Figure scripts
** BEGIN **

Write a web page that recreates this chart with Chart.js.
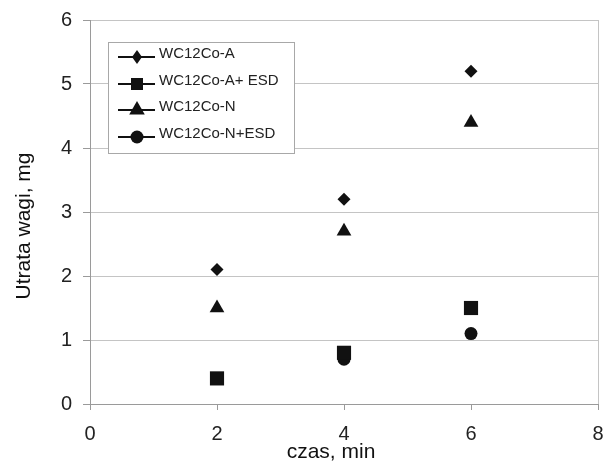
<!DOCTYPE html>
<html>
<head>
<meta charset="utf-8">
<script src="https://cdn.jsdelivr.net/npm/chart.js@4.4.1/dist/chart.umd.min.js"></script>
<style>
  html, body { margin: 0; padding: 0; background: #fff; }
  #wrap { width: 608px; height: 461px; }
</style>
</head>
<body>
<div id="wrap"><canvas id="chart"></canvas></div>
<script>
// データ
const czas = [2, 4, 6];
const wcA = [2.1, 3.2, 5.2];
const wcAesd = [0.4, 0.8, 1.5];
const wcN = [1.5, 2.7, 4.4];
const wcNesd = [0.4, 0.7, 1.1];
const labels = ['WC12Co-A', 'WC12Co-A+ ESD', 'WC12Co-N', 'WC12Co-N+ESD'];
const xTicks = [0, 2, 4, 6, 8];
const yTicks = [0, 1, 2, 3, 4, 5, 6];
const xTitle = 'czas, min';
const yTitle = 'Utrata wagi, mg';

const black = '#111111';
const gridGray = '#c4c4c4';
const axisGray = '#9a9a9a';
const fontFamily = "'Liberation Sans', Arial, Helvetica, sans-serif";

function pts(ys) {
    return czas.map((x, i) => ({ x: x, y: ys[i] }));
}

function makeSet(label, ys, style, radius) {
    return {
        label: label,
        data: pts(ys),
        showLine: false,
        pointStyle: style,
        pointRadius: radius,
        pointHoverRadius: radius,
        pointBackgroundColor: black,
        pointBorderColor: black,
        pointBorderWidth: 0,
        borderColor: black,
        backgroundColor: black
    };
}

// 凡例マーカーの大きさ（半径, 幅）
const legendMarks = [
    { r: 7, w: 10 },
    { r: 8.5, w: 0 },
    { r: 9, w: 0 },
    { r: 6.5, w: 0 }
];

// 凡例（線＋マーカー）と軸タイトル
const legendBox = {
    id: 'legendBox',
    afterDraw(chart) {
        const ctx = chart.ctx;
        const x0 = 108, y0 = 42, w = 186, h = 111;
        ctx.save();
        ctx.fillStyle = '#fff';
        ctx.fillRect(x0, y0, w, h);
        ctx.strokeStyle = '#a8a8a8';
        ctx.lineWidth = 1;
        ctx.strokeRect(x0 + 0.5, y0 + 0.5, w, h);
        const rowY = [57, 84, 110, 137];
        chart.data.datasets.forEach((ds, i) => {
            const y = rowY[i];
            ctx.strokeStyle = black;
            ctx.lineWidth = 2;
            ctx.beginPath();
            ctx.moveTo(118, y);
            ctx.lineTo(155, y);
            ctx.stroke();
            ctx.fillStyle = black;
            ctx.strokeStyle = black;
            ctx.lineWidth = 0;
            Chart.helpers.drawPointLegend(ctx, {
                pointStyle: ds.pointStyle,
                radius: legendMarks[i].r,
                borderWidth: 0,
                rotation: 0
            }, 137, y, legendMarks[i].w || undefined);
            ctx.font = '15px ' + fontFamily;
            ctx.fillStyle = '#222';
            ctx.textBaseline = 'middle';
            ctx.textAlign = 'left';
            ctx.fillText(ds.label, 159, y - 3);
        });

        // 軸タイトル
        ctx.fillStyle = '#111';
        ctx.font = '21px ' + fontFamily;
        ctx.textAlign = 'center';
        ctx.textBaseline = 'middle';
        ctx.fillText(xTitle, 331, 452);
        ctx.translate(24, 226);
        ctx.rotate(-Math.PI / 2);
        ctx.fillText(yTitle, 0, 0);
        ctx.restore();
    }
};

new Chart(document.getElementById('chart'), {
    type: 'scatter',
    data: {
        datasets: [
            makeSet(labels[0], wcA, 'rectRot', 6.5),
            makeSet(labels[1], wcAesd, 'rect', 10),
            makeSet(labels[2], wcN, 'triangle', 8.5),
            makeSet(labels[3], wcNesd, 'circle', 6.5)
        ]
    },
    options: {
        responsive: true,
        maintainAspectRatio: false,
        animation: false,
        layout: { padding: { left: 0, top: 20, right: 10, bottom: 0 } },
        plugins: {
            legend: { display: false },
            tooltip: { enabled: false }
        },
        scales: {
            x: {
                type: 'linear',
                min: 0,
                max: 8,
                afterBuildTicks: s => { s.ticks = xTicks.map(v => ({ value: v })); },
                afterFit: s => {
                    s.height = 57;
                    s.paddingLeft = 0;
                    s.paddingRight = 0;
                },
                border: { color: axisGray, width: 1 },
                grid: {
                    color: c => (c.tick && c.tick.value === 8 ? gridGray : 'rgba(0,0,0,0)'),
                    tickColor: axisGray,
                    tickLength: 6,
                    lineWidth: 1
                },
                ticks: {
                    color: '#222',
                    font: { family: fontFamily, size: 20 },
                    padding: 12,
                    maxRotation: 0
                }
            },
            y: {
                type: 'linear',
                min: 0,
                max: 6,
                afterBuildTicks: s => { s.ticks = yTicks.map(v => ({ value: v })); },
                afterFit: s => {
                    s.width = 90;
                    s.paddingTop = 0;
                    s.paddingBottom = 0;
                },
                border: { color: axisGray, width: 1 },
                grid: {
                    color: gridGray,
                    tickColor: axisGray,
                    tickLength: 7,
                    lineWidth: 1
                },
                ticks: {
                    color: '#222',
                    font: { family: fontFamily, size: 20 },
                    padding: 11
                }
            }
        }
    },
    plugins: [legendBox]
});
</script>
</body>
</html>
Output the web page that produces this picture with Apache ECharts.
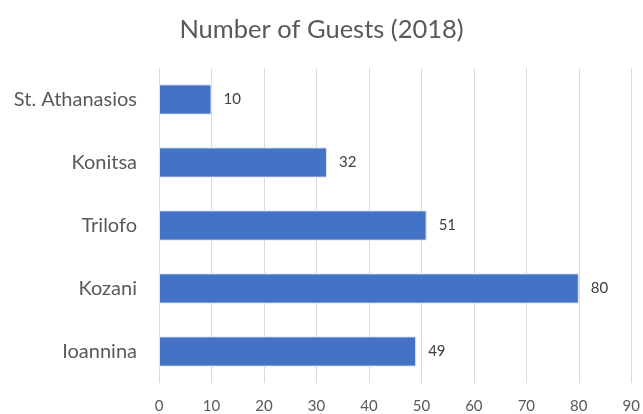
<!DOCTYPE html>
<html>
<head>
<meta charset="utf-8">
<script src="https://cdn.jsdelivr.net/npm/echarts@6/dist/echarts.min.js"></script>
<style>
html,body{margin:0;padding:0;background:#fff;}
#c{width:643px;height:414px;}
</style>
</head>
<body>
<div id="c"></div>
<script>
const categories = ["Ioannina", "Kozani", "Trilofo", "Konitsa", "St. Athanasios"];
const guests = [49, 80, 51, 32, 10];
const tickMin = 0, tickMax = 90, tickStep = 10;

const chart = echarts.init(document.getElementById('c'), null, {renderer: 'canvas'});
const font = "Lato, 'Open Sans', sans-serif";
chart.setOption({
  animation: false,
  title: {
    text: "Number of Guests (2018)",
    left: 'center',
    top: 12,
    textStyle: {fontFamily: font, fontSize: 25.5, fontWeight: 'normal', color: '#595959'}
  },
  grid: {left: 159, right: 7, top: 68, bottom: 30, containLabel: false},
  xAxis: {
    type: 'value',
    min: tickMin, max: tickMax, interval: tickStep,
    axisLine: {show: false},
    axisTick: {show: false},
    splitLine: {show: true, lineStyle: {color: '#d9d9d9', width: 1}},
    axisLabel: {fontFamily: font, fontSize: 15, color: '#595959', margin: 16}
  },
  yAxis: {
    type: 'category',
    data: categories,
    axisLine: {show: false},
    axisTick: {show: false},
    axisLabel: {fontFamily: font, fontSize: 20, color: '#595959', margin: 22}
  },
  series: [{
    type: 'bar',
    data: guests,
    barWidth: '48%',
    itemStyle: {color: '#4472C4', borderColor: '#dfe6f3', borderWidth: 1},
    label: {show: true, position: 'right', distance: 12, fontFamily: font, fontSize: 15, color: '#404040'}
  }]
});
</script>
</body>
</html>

** END **

▸ **What is expected**
Reproduce each record above by retyping it exactly; omit all images.

▸ **Solution to the exercise**
Write a web page that recreates this chart with Chart.js.
<!DOCTYPE html>
<html>
<head>
<meta charset="utf-8">
<script src="https://cdn.jsdelivr.net/npm/chart.js@4.4.1/dist/chart.umd.min.js"></script>
<style>
  html, body { margin: 0; padding: 0; background: #fff; }
  #wrap { width: 608px; height: 461px; }
</style>
</head>
<body>
<div id="wrap"><canvas id="chart"></canvas></div>
<script>
// データ
const czas = [2, 4, 6];
const wcA = [2.1, 3.2, 5.2];
const wcAesd = [0.4, 0.8, 1.5];
const wcN = [1.5, 2.7, 4.4];
const wcNesd = [0.4, 0.7, 1.1];
const labels = ['WC12Co-A', 'WC12Co-A+ ESD', 'WC12Co-N', 'WC12Co-N+ESD'];
const xTicks = [0, 2, 4, 6, 8];
const yTicks = [0, 1, 2, 3, 4, 5, 6];
const xTitle = 'czas, min';
const yTitle = 'Utrata wagi, mg';

const black = '#111111';
const gridGray = '#c4c4c4';
const axisGray = '#9a9a9a';
const fontFamily = "'Liberation Sans', Arial, Helvetica, sans-serif";

function pts(ys) {
    return czas.map((x, i) => ({ x: x, y: ys[i] }));
}

function makeSet(label, ys, style, radius) {
    return {
        label: label,
        data: pts(ys),
        showLine: false,
        pointStyle: style,
        pointRadius: radius,
        pointHoverRadius: radius,
        pointBackgroundColor: black,
        pointBorderColor: black,
        pointBorderWidth: 0,
        borderColor: black,
        backgroundColor: black
    };
}

// 凡例マーカーの大きさ（半径, 幅）
const legendMarks = [
    { r: 7, w: 10 },
    { r: 8.5, w: 0 },
    { r: 9, w: 0 },
    { r: 6.5, w: 0 }
];

// 凡例（線＋マーカー）と軸タイトル
const legendBox = {
    id: 'legendBox',
    afterDraw(chart) {
        const ctx = chart.ctx;
        const x0 = 108, y0 = 42, w = 186, h = 111;
        ctx.save();
        ctx.fillStyle = '#fff';
        ctx.fillRect(x0, y0, w, h);
        ctx.strokeStyle = '#a8a8a8';
        ctx.lineWidth = 1;
        ctx.strokeRect(x0 + 0.5, y0 + 0.5, w, h);
        const rowY = [57, 84, 110, 137];
        chart.data.datasets.forEach((ds, i) => {
            const y = rowY[i];
            ctx.strokeStyle = black;
            ctx.lineWidth = 2;
            ctx.beginPath();
            ctx.moveTo(118, y);
            ctx.lineTo(155, y);
            ctx.stroke();
            ctx.fillStyle = black;
            ctx.strokeStyle = black;
            ctx.lineWidth = 0;
            Chart.helpers.drawPointLegend(ctx, {
                pointStyle: ds.pointStyle,
                radius: legendMarks[i].r,
                borderWidth: 0,
                rotation: 0
            }, 137, y, legendMarks[i].w || undefined);
            ctx.font = '15px ' + fontFamily;
            ctx.fillStyle = '#222';
            ctx.textBaseline = 'middle';
            ctx.textAlign = 'left';
            ctx.fillText(ds.label, 159, y - 3);
        });

        // 軸タイトル
        ctx.fillStyle = '#111';
        ctx.font = '21px ' + fontFamily;
        ctx.textAlign = 'center';
        ctx.textBaseline = 'middle';
        ctx.fillText(xTitle, 331, 452);
        ctx.translate(24, 226);
        ctx.rotate(-Math.PI / 2);
        ctx.fillText(yTitle, 0, 0);
        ctx.restore();
    }
};

new Chart(document.getElementById('chart'), {
    type: 'scatter',
    data: {
        datasets: [
            makeSet(labels[0], wcA, 'rectRot', 6.5),
            makeSet(labels[1], wcAesd, 'rect', 10),
            makeSet(labels[2], wcN, 'triangle', 8.5),
            makeSet(labels[3], wcNesd, 'circle', 6.5)
        ]
    },
    options: {
        responsive: true,
        maintainAspectRatio: false,
        animation: false,
        layout: { padding: { left: 0, top: 20, right: 10, bottom: 0 } },
        plugins: {
            legend: { display: false },
            tooltip: { enabled: false }
        },
        scales: {
            x: {
                type: 'linear',
                min: 0,
                max: 8,
                afterBuildTicks: s => { s.ticks = xTicks.map(v => ({ value: v })); },
                afterFit: s => {
                    s.height = 57;
                    s.paddingLeft = 0;
                    s.paddingRight = 0;
                },
                border: { color: axisGray, width: 1 },
                grid: {
                    color: c => (c.tick && c.tick.value === 8 ? gridGray : 'rgba(0,0,0,0)'),
                    tickColor: axisGray,
                    tickLength: 6,
                    lineWidth: 1
                },
                ticks: {
                    color: '#222',
                    font: { family: fontFamily, size: 20 },
                    padding: 12,
                    maxRotation: 0
                }
            },
            y: {
                type: 'linear',
                min: 0,
                max: 6,
                afterBuildTicks: s => { s.ticks = yTicks.map(v => ({ value: v })); },
                afterFit: s => {
                    s.width = 90;
                    s.paddingTop = 0;
                    s.paddingBottom = 0;
                },
                border: { color: axisGray, width: 1 },
                grid: {
                    color: gridGray,
                    tickColor: axisGray,
                    tickLength: 7,
                    lineWidth: 1
                },
                ticks: {
                    color: '#222',
                    font: { family: fontFamily, size: 20 },
                    padding: 11
                }
            }
        }
    },
    plugins: [legendBox]
});
</script>
</body>
</html>
Output the web page that produces this picture with Apache ECharts.
<!DOCTYPE html>
<html>
<head>
<meta charset="utf-8">
<script src="https://cdn.jsdelivr.net/npm/echarts@6/dist/echarts.min.js"></script>
<style>
html,body{margin:0;padding:0;background:#fff;}
#c{width:643px;height:414px;}
</style>
</head>
<body>
<div id="c"></div>
<script>
const categories = ["Ioannina", "Kozani", "Trilofo", "Konitsa", "St. Athanasios"];
const guests = [49, 80, 51, 32, 10];
const tickMin = 0, tickMax = 90, tickStep = 10;

const chart = echarts.init(document.getElementById('c'), null, {renderer: 'canvas'});
const font = "Lato, 'Open Sans', sans-serif";
chart.setOption({
  animation: false,
  title: {
    text: "Number of Guests (2018)",
    left: 'center',
    top: 12,
    textStyle: {fontFamily: font, fontSize: 25.5, fontWeight: 'normal', color: '#595959'}
  },
  grid: {left: 159, right: 7, top: 68, bottom: 30, containLabel: false},
  xAxis: {
    type: 'value',
    min: tickMin, max: tickMax, interval: tickStep,
    axisLine: {show: false},
    axisTick: {show: false},
    splitLine: {show: true, lineStyle: {color: '#d9d9d9', width: 1}},
    axisLabel: {fontFamily: font, fontSize: 15, color: '#595959', margin: 16}
  },
  yAxis: {
    type: 'category',
    data: categories,
    axisLine: {show: false},
    axisTick: {show: false},
    axisLabel: {fontFamily: font, fontSize: 20, color: '#595959', margin: 22}
  },
  series: [{
    type: 'bar',
    data: guests,
    barWidth: '48%',
    itemStyle: {color: '#4472C4', borderColor: '#dfe6f3', borderWidth: 1},
    label: {show: true, position: 'right', distance: 12, fontFamily: font, fontSize: 15, color: '#404040'}
  }]
});
</script>
</body>
</html>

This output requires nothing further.